● TASK TO CARRY OUT
Include the line containing "import seaborn as sns" and all lines before it, repeated exactly from the listing below, without pictures.

● COLLECTED DATA
_____

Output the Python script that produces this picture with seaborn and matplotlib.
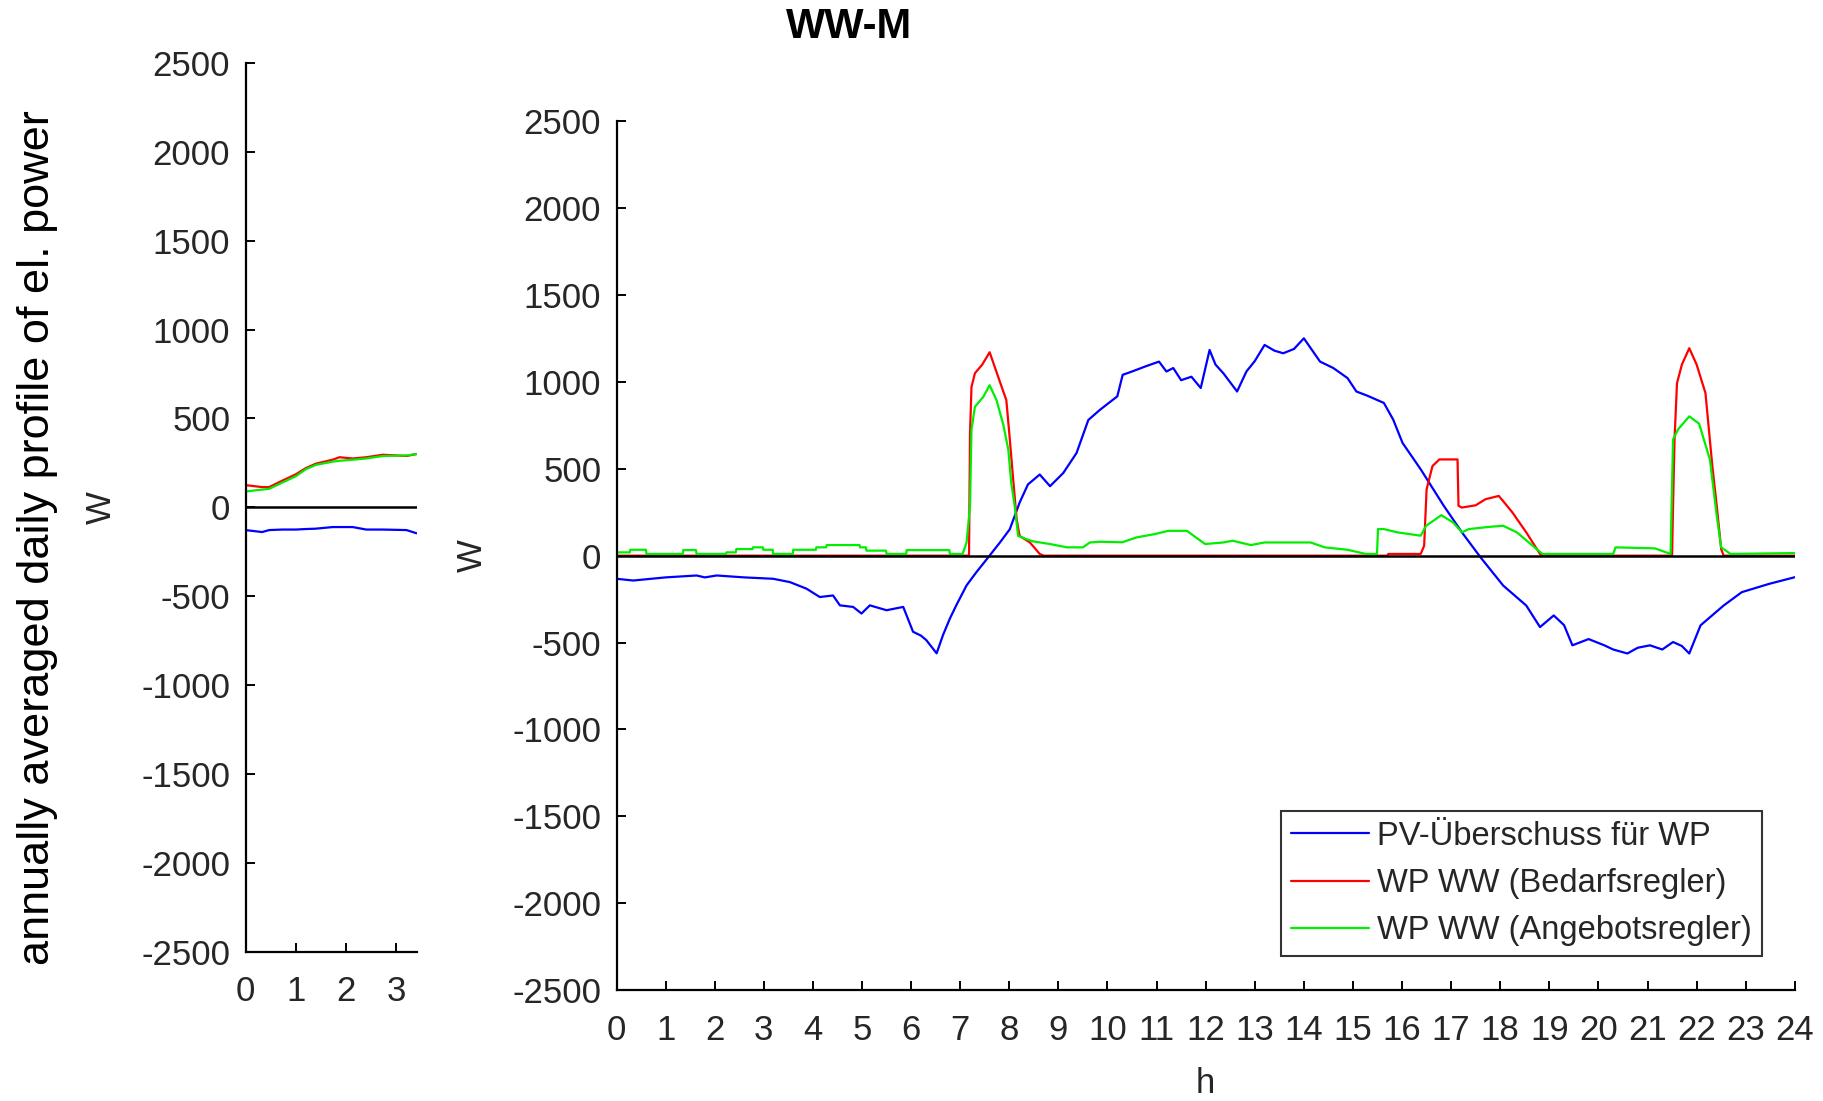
import numpy as np
import pandas as pd
import matplotlib
matplotlib.use('Agg')
import matplotlib.pyplot as plt
import seaborn as sns

# --- data (hours, W) ---
pv_h = [0, 0.34, 1.0, 1.63, 1.8, 2.04, 2.6, 3.19, 3.53, 3.87, 4.14, 4.41, 4.55, 4.82, 4.99,
        5.16, 5.5, 5.84, 6.04, 6.2, 6.31, 6.52, 6.65, 6.79, 6.92, 7.13, 7.33, 7.57, 7.81, 8.01,
        8.21, 8.38, 8.62, 8.83, 9.1, 9.37, 9.61, 9.84, 10.2, 10.31, 10.5, 10.77, 11.05, 11.2,
        11.34, 11.5, 11.71, 11.9, 12.08, 12.2, 12.36, 12.64, 12.83, 13.0, 13.2, 13.4, 13.58,
        13.8, 14.0, 14.33, 14.6, 14.89, 15.07, 15.3, 15.63, 15.82, 16.01, 16.38, 16.85, 17.22,
        17.6, 18.06, 18.53, 18.81, 19.09, 19.3, 19.47, 19.8, 20.12, 20.3, 20.59, 20.8, 21.05,
        21.3, 21.52, 21.7, 21.85, 22.08, 22.55, 22.92, 23.48, 24.0]
pv_w = [-133, -143, -125, -114, -125, -114, -125, -133, -152, -190, -238, -229, -286, -295, -333,
        -286, -314, -295, -438, -460, -486, -562, -457, -362, -286, -171, -95, -10, 76, 152,
        305, 410, 467, 400, 476, 591, 781, 838, 917, 1041, 1060, 1089, 1117, 1060,
        1080, 1010, 1030, 965, 1184, 1100, 1050, 945, 1060, 1120, 1213, 1180, 1165,
        1190, 1251, 1117, 1080, 1022, 945, 920, 879, 783, 649, 497, 287, 134,
        -10, -172, -287, -411, -344, -400, -516, -480, -516, -540, -563, -530, -516,
        -540, -497, -520, -563, -401, -287, -210, -162, -124]

bed_h = [0, 7.18, 7.2, 7.23, 7.3, 7.45, 7.6, 7.81, 7.94, 8.0, 8.08, 8.15, 8.21, 8.42,
         8.62, 8.7, 15.7, 15.72, 16.38, 16.45, 16.5, 16.62, 16.76, 17.13, 17.15, 17.22,
         17.5, 17.7, 17.97, 18.1, 18.25, 18.53, 18.81, 18.85, 21.5, 21.52, 21.55, 21.6,
         21.7, 21.85, 22.0, 22.18, 22.32, 22.41, 22.5, 22.55, 24]
bed_w = [0, 0, 700, 971, 1050, 1100, 1171, 1000, 895, 705, 438, 210, 114, 76,
         10, 0, 0, 10, 10, 57, 382, 516, 554, 554, 287, 277,
         290, 325, 344, 300, 248, 134, 10, 0, 0, 287, 669, 993,
         1100, 1194, 1100, 936, 516, 287, 38, 0, 0]

ang_h = [0, 0.27, 0.28, 0.6, 0.61, 1.35, 1.36, 1.62, 1.63, 2.23, 2.24, 2.43, 2.44, 2.77,
         2.78, 2.98, 2.99, 3.18, 3.19, 3.59, 3.6, 4.06, 4.07, 4.27, 4.28, 4.95, 4.96, 5.08,
         5.09, 5.49, 5.5, 5.9, 5.91, 6.78, 6.79, 7.05, 7.13, 7.2, 7.23, 7.3, 7.47, 7.6,
         7.74, 7.88, 7.98, 8.04, 8.11, 8.18, 8.35, 8.49, 8.83, 9.17, 9.5, 9.64, 9.84, 10.3,
         10.59, 10.96, 11.24, 11.62, 11.8, 11.99, 12.36, 12.55, 12.92, 13.2, 14.14, 14.42,
         14.89, 15.26, 15.49, 15.51, 15.63, 15.91, 16.38, 16.49, 16.8, 17.04, 17.22, 17.36,
         17.78, 18.06, 18.34, 18.62, 18.86, 20.3, 20.35, 21.15, 21.47, 21.52, 21.62, 21.85,
         22.05, 22.27, 22.41, 22.5, 22.69, 24]
ang_w = [19, 19, 34, 34, 10, 10, 32, 32, 10, 10, 19, 19, 38, 38,
         48, 48, 34, 34, 10, 10, 34, 34, 48, 48, 61, 61, 48, 48,
         29, 29, 10, 10, 32, 32, 10, 10, 76, 286, 724, 857, 914, 981,
         895, 752, 610, 419, 286, 114, 95, 82, 67, 48, 48, 76, 80, 77,
         105, 124, 143, 143, 105, 67, 76, 86, 61, 76, 76, 48,
         34, 10, 10, 153, 153, 134, 115, 172, 233, 191, 134, 153,
         166, 172, 134, 67, 10, 10, 48, 42, 10, 669, 726, 802,
         760, 554, 229, 48, 10, 15]

# small left panel
small_h = [0, 0.33, 0.47, 0.73, 1.0, 1.2, 1.4, 1.73, 1.87, 2.13, 2.4, 2.73, 3.2, 3.4]
small_pv = [-128, -139, -128, -125, -125, -122, -120, -111, -111, -111, -125, -125, -128, -146]
small_bed = [125, 114, 114, 150, 186, 221, 246, 268, 282, 275, 282, 296, 289, 300]
small_ang = [89, 100, 104, 139, 175, 215, 239, 257, 262, 268, 275, 289, 292, 300]

labels = ['PV-Überschuss für WP', 'WP WW (Bedarfsregler)', 'WP WW (Angebotsregler)']
colors = ['#0000ff', '#ff0000', '#00ee00']

sns.set_style('white')
plt.rcParams['font.family'] = ['Liberation Sans', 'DejaVu Sans']
plt.rcParams['axes.unicode_minus'] = False
tick_col = '#262626'

fig = plt.figure(figsize=(18.24, 11.01), dpi=100)
ax_s = fig.add_axes([0.1346, 0.1357, 0.0938, 0.807])
ax = fig.add_axes([0.338, 0.1008, 0.646, 0.789])


def style_axes(a):
    for side in ['top', 'right']:
        a.spines[side].set_visible(False)
    for side in ['left', 'bottom']:
        a.spines[side].set_color('black')
        a.spines[side].set_linewidth(1.6)
    a.tick_params(direction='in', length=6.5, width=1.4, color='black',
                  labelsize=25, labelcolor=tick_col, left=True, bottom=True)
    a.tick_params(axis='y', pad=11)
    a.tick_params(axis='x', pad=17)
    a.set_ylim(-2500, 2500)
    a.set_yticks(np.arange(-2500, 2501, 500))


# main panel
sns.lineplot(x=pv_h, y=pv_w, ax=ax, color=colors[0], lw=1.6, label=labels[0], estimator=None, sort=False)
sns.lineplot(x=bed_h, y=bed_w, ax=ax, color=colors[1], lw=1.6, label=labels[1], estimator=None, sort=False)
sns.lineplot(x=ang_h, y=ang_w, ax=ax, color=colors[2], lw=1.6, label=labels[2], estimator=None, sort=False)
ax.axhline(0, color='black', lw=1.8, zorder=5)
style_axes(ax)
ax.set_xlim(0, 24)
ax.set_xticks(range(0, 25))
ax.set_xlabel('h', fontsize=25, color=tick_col, va='center')
ax.xaxis.set_label_coords(0.5, -0.108)
ax.set_ylabel('W', fontsize=25, color=tick_col, va='center')
ax.yaxis.set_label_coords(-0.122, 0.5)

leg = ax.legend(loc='lower right', bbox_to_anchor=(0.972, 0.039), frameon=True,
                fancybox=False, edgecolor='black', fontsize=23.5, handlelength=2.4,
                handletextpad=0.25, labelspacing=0.5, borderpad=0.3, borderaxespad=0)
leg.get_frame().set_linewidth(1.5)
for t in leg.get_texts():
    t.set_color(tick_col)

# small left panel
sns.lineplot(x=small_h, y=small_pv, ax=ax_s, color=colors[0], lw=1.6, estimator=None, sort=False)
sns.lineplot(x=small_h, y=small_bed, ax=ax_s, color=colors[1], lw=1.6, estimator=None, sort=False)
sns.lineplot(x=small_h, y=small_ang, ax=ax_s, color=colors[2], lw=1.6, estimator=None, sort=False)
ax_s.axhline(0, color='black', lw=1.8, zorder=5)
style_axes(ax_s)
ax_s.set_xlim(0, 3.4)
ax_s.set_xticks([0, 1, 2, 3])
ax_s.set_ylabel('W', fontsize=25, color=tick_col, va='center')
ax_s.yaxis.set_label_coords(-0.84, 0.5)

fig.text(849 / 1824, 1 - 27 / 1101, 'WW-M', ha='center', va='center',
         fontsize=30, fontweight='bold', color='black')
fig.text(38 / 1824, 0.512, 'annually averaged daily profile of el. power', rotation=90,
         ha='center', va='center', fontsize=32.5, color='black')

fig.savefig('out.png', dpi=100)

_____

● RESPONSE TO THIS EXERCISE
Output the Python script that produces this picture with seaborn and matplotlib.
import numpy as np
import pandas as pd
import matplotlib
matplotlib.use('Agg')
import matplotlib.pyplot as plt
import seaborn as sns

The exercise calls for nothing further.